In a federal lawsuit filed by Attorney General Herbert H. Slatery III and 19 other states’ attorneys general, the U.S. District Court for the Eastern District of Tennessee has enjoined the U.S. Department of Education and the Equal Employment Opportunity Commission from enforcing new, expansive guidance on federal anti-discrimination laws. The now-enjoined guidance attempted to require schools to allow biological males to compete on girls’ sports teams, to prohibit sex-separated showers and locker rooms, and to compel individuals to use their own preferred pronouns.
The ruling was by Judge Charles E.
Atchley, who hears cases in Chattanooga.
AG Slatery said, “The District Court rightly recognized the federal government put Tennessee and other states in an impossible situation: choose between the threat of legal consequences including the withholding of federal funding- or altering our state laws to comply.

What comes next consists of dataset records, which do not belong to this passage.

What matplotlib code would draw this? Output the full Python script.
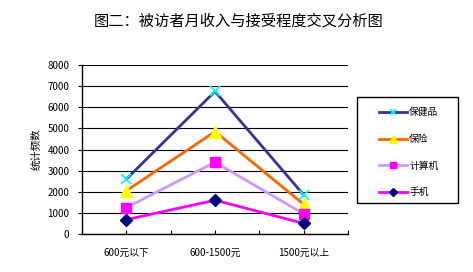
import matplotlib.pyplot as plt
from matplotlib.patches import Rectangle
import numpy as np

plt.rcParams['font.family'] = ['Noto Sans CJK SC', 'DejaVu Sans']

categories = ['600元以下', '600-1500元', '1500元以上']
health = [2600, 6750, 1850]
insurance = [2050, 4850, 1400]
computer = [1250, 3400, 950]
phone = [680, 1600, 500]

W, H = 473, 272
fig = plt.figure(figsize=(W / 100, H / 100), dpi=100)
ax = fig.add_axes([82 / W, 1 - 234 / H, 266 / W, 169 / H])

x = np.arange(len(categories))
ax.plot(x, health, color='#333399', lw=2, marker='x', ms=7, mec='#00FFFF', mew=1.2, label='保健品')
ax.plot(x, insurance, color='#FF6600', lw=2, marker='^', ms=8, mfc='#FFFF00', mec='#FFFF00', label='保险')
ax.plot(x, computer, color='#CC99FF', lw=2, marker='s', ms=7, mfc='#FF00FF', mec='#FF00FF', label='计算机')
ax.plot(x, phone, color='#FF00FF', lw=2, marker='D', ms=6, mfc='#000080', mec='#000080', label='手机')

ax.set_xlim(-0.5, 2.5)
ax.set_ylim(0, 8000)
ax.set_yticks(range(0, 8001, 1000))
ax.tick_params(axis='y', labelsize=7, length=3, width=0.8, pad=6)
ax.set_xticks(x)
ax.set_xticklabels(categories)
ax.set_xticks(np.arange(-0.5, 2.6, 1), minor=True)
ax.tick_params(axis='x', which='both', direction='in', length=3, width=0.8, labelsize=7, pad=10)
ax.yaxis.grid(True, color='black', lw=0.8)
ax.set_axisbelow(True)
for side in ['top', 'right']:
    ax.spines[side].set_visible(False)
for side in ['left', 'bottom']:
    ax.spines[side].set_linewidth(1)

ax.set_ylabel('统计频数', fontsize=7.5, labelpad=4)

fig.suptitle('图二：被访者月收入与接受程度交叉分析图', x=0.505, y=0.955, fontsize=11)

# legend box drawn separately so the padding can be wider than the entries need
fig.patches.append(Rectangle((357 / W, 1 - 203 / H), 101 / W, 106 / H, transform=fig.transFigure,
                             fill=False, edgecolor='black', lw=1))
fig.legend(loc='upper left', bbox_to_anchor=(379 / W, 1 - 107.5 / H), fontsize=7,
           frameon=False, handlelength=2.9, labelspacing=1.7, borderpad=0,
           handletextpad=0.2, markerscale=0.65, borderaxespad=0)

fig.savefig('out.png', dpi=100)
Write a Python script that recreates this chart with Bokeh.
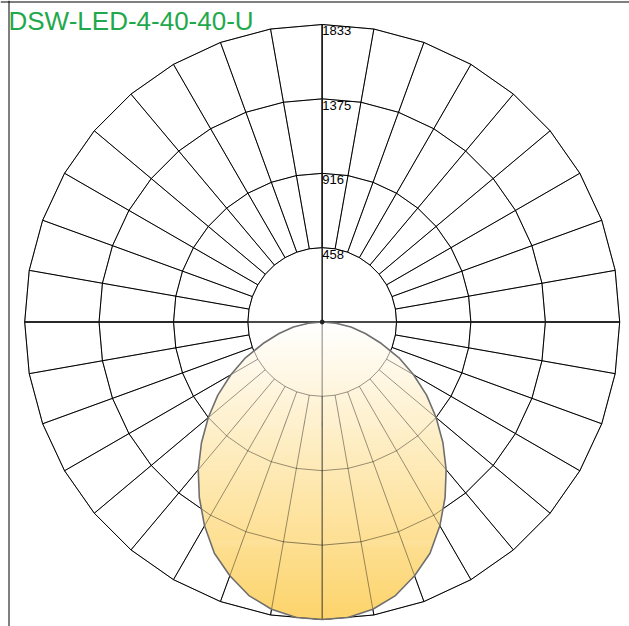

Keep in mind these new, transformative rules were made without you- without your elected leaders in Congress having a say, which is what the law requires.
“We are thankful the Court put a stop to it, maintained the status quo as the lawsuit proceeds, and reminded the federal government it cannot direct it’s agencies to rewrite the law.”
The following states joined Tennessee in the lawsuit: Alabama, Alaska, Arizona, Arkansas, Georgia, Idaho, Indiana, Kansas, Kentucky, Louisiana, Mississippi, Montana, Nebraska, Ohio, Oklahoma, South Carolina, South Dakota, and West Virginia.